Medical Futility in End-of-Life Care
When further intervention to prolong the life of a patient becomes futile, physicians have an obligation to shift the intent of care toward comfort and closure. However, there are necessary value judgments involved in coming to the assessment of futility. These judgments must give consideration to patient or proxy assessments of worthwhile outcome. They should also take into account the physician or other provider's perception of intent in treatment, which should not be to prolong the dying process without benefit to the patient or to others with legitimate interests. They may also take into account community and institutional standards, which in turn may have used physiological or functional outcome measures.
Quality of Life
In the making of decisions for the treatment of seriously disabled newborns or of other persons who are severely disabled by injury or illness, the primary consideration should be what is best for the individual patient and not the avoidance of a burden to the family or to society. Quality of life, as defined by the patient's interests and values, is a factor to be considered in determining what is best for the individual...
Withholding or Withdrawing Life-Sustaining Medical Treatment
The social commitment of the physician is to sustain life and relieve suffering. Where the performance of one duty conflicts with the other, the preferences of the patient should prevail. The principle of patient autonomy requires that physicians respect the decision to forego life-sustaining treatment of a patient who possesses decision-making capacity. Life-sustaining treatment is any treatment that serves to prolong life without reversing the underlying medical condition. Life-sustaining treatment may include, but is not limited to, mechanical ventilation, renal dialysis, chemotherapy, antibiotics, and artificial nutrition and hydration...
Optimal Use of Orders-Not-To-Intervene and Advance Directives
More rigorous efforts in advance care planning are required in order to tailor end-of-life care to the preferences of patients so that they can experience a satisfactory last chapter in their lives. There is need for better availability and tracking of advance directives, and more uniform adoption of form documents that can be honored in all states of the United States …. Surrogate Decision Making Competent adults may formulate, in advance, preferences regarding a course of treatment in the event that injury or illness causes severe impairment or loss of decision-making capacity. These preferences should be followed by the health care team out of respect for patient autonomy. Patients may establish an advance directive by documenting their treatment preferences and goals or by designating a proxy to make health care decisions on their behalf...

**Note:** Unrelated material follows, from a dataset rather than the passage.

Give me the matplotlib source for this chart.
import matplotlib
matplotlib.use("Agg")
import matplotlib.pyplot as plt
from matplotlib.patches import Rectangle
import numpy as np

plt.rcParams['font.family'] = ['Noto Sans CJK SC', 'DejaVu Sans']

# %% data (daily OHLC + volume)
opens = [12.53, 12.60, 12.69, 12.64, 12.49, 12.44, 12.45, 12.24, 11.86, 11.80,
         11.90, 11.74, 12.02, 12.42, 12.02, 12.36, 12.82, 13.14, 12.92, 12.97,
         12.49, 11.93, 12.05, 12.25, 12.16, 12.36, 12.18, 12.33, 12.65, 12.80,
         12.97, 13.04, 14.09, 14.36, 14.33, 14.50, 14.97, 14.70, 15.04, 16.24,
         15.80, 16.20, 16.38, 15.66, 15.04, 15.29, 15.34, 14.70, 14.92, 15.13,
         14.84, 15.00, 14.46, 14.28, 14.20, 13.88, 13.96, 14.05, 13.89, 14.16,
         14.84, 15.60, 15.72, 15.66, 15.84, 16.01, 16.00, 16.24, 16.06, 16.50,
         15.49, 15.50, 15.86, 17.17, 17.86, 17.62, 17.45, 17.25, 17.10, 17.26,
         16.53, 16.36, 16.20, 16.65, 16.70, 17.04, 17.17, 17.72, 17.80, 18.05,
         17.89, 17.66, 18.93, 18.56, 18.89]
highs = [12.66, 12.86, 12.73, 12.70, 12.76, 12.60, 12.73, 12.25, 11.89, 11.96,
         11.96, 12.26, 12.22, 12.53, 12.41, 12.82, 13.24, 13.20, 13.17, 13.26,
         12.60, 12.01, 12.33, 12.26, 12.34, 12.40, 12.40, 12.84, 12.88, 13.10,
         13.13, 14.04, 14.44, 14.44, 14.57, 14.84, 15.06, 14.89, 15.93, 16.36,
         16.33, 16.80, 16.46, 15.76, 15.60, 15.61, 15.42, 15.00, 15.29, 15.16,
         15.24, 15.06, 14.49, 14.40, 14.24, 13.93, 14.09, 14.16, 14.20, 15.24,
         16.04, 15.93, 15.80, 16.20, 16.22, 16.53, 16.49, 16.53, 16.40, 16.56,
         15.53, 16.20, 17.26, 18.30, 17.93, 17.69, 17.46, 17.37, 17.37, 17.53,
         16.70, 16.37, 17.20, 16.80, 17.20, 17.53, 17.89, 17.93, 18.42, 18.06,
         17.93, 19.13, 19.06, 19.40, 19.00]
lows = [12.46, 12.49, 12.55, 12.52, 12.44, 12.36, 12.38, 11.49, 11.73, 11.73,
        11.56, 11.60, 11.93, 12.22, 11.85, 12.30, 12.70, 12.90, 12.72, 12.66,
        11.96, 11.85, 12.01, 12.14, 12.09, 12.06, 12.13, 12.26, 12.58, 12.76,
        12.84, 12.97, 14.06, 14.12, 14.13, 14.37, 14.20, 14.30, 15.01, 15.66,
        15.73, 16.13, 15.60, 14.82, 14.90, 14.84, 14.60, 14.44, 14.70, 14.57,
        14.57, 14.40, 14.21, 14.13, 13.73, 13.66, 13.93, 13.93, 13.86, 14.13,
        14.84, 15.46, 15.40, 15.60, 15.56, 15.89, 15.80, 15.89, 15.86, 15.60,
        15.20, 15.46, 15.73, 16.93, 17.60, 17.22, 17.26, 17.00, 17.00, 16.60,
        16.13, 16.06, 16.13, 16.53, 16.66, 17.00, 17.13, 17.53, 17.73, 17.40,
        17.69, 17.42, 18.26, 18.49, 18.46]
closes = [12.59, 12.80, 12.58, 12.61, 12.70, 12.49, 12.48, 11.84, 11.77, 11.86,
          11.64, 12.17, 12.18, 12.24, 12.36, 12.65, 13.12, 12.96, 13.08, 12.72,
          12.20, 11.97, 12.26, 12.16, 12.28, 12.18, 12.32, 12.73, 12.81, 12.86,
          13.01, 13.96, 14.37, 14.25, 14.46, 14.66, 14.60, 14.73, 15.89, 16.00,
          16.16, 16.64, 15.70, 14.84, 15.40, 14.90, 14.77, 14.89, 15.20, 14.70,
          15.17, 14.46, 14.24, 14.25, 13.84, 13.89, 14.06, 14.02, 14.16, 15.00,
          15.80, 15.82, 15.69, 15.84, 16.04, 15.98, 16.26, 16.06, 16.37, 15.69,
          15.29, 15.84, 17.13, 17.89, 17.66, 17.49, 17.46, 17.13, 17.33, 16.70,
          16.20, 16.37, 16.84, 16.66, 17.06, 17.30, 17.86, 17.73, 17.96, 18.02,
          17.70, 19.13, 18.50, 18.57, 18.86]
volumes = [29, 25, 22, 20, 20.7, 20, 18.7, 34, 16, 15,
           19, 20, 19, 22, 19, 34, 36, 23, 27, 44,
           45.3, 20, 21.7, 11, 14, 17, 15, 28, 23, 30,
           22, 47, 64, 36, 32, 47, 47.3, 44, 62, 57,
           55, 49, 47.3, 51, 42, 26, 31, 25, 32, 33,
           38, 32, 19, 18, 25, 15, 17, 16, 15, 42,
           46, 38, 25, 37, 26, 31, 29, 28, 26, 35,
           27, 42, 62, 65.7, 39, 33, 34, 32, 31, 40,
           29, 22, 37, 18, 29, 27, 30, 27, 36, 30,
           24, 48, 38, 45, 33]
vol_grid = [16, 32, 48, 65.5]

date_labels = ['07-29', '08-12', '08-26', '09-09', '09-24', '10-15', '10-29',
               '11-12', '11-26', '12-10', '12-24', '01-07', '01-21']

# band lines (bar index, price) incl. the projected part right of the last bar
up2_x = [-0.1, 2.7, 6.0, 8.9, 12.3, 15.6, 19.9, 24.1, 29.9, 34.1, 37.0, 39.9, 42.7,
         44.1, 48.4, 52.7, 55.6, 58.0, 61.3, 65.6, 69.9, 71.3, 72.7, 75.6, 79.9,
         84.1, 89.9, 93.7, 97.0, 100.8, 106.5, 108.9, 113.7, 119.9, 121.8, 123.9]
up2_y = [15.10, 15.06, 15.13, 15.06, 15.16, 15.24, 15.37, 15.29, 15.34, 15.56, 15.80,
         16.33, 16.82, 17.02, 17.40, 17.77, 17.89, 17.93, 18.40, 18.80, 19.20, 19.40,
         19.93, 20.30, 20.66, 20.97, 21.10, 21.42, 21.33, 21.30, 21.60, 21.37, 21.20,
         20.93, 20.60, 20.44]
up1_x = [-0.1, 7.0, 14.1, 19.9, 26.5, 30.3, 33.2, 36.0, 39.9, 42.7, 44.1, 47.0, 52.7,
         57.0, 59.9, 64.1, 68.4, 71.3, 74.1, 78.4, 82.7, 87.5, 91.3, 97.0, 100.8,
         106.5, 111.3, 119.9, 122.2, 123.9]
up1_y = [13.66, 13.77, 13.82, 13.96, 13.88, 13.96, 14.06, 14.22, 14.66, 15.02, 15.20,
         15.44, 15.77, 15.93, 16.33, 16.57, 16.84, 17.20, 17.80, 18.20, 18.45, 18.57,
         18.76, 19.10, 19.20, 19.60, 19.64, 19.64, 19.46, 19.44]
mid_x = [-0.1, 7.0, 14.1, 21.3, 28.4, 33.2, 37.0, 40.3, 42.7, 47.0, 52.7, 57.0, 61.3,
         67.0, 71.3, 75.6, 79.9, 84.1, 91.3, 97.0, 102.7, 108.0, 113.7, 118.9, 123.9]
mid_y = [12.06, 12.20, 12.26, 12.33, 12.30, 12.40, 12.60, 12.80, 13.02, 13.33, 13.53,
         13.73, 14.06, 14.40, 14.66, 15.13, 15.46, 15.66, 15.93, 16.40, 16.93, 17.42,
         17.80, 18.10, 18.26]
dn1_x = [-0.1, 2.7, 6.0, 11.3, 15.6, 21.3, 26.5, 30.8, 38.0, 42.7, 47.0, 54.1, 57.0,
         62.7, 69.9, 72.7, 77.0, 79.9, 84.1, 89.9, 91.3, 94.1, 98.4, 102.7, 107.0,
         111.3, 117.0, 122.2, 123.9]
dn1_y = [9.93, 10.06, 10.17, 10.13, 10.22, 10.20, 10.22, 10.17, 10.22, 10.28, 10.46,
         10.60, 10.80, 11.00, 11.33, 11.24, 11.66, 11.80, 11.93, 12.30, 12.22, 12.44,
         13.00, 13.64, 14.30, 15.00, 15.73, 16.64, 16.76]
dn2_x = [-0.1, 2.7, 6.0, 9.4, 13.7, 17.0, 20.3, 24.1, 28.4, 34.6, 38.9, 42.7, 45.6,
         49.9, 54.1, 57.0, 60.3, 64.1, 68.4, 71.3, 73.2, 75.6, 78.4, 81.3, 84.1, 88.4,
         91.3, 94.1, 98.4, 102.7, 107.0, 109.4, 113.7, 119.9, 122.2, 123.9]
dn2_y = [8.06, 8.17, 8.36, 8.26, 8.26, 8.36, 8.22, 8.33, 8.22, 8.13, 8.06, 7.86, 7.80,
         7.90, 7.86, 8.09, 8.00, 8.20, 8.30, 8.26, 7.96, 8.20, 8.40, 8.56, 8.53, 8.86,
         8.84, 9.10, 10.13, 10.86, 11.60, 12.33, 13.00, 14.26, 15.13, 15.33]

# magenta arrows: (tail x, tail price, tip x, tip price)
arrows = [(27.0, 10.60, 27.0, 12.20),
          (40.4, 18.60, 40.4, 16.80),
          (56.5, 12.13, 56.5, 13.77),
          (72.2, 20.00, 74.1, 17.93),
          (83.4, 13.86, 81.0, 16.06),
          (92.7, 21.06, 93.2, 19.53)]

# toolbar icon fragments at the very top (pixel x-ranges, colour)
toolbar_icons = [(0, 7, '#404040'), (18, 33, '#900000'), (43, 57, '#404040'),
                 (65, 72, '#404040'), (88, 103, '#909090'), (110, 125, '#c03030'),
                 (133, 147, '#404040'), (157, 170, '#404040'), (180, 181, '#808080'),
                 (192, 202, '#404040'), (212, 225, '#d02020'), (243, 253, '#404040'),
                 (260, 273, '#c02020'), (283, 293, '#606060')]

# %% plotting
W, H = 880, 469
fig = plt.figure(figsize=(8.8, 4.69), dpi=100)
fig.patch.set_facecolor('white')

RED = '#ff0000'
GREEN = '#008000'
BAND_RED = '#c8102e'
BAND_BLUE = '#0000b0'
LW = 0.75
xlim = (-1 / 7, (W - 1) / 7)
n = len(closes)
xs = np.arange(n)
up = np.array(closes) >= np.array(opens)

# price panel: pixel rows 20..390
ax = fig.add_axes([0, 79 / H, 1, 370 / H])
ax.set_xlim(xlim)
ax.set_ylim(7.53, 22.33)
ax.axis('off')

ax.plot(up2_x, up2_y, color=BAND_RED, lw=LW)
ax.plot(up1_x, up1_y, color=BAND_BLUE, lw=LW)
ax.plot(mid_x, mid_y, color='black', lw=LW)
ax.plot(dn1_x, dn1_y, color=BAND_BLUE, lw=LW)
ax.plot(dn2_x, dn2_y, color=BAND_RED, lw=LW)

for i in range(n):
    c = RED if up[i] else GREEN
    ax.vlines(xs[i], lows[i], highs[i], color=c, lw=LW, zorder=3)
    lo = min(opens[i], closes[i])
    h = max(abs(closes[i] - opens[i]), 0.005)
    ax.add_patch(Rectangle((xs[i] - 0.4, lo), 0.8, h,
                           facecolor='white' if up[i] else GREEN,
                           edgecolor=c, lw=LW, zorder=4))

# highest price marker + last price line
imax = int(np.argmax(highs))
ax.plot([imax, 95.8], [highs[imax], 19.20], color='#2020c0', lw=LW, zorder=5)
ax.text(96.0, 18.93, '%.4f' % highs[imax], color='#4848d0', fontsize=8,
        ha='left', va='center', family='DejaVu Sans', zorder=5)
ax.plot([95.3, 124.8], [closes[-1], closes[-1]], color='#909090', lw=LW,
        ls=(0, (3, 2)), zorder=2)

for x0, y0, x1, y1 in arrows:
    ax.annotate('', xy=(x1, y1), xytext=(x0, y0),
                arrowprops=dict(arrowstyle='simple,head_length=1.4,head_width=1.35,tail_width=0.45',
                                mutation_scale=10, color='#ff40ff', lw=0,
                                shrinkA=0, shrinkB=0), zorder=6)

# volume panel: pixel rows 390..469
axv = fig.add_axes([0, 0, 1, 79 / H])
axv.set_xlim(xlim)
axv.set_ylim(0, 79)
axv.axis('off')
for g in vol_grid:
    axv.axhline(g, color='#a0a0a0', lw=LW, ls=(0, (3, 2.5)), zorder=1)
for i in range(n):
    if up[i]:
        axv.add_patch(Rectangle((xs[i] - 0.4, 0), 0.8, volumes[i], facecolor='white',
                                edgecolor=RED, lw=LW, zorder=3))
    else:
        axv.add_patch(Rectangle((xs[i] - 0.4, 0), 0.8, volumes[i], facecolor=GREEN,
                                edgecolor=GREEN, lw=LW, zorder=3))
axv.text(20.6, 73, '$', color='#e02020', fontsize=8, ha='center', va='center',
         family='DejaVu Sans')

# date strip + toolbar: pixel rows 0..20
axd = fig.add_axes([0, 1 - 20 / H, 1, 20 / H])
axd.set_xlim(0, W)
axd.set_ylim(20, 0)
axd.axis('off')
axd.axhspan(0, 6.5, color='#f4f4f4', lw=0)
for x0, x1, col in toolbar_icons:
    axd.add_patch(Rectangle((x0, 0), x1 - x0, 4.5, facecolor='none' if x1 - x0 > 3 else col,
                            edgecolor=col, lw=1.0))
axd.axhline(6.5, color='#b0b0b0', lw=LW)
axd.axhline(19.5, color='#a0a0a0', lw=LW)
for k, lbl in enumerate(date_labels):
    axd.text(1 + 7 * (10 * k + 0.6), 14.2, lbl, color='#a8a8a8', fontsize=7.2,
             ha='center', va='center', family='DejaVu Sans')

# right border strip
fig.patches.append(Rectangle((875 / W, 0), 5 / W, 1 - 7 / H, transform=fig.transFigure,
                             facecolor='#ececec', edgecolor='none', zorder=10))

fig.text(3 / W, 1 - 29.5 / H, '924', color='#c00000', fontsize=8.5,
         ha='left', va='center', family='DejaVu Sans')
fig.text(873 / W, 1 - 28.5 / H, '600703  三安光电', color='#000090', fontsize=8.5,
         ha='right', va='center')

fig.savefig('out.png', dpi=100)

A careful reading of the foregoing procedural positions from the AMA leaves a clear impression that health-care providers are looking for input from their patients or the patient's surrogates in treatment relating to end-of-life. Too often the patient or family simply let the system go into automatic mode and they do not assert their rights. It is extremely important for the medical community to know beforehand what the wishes of a person are concerning his or her medical treatment.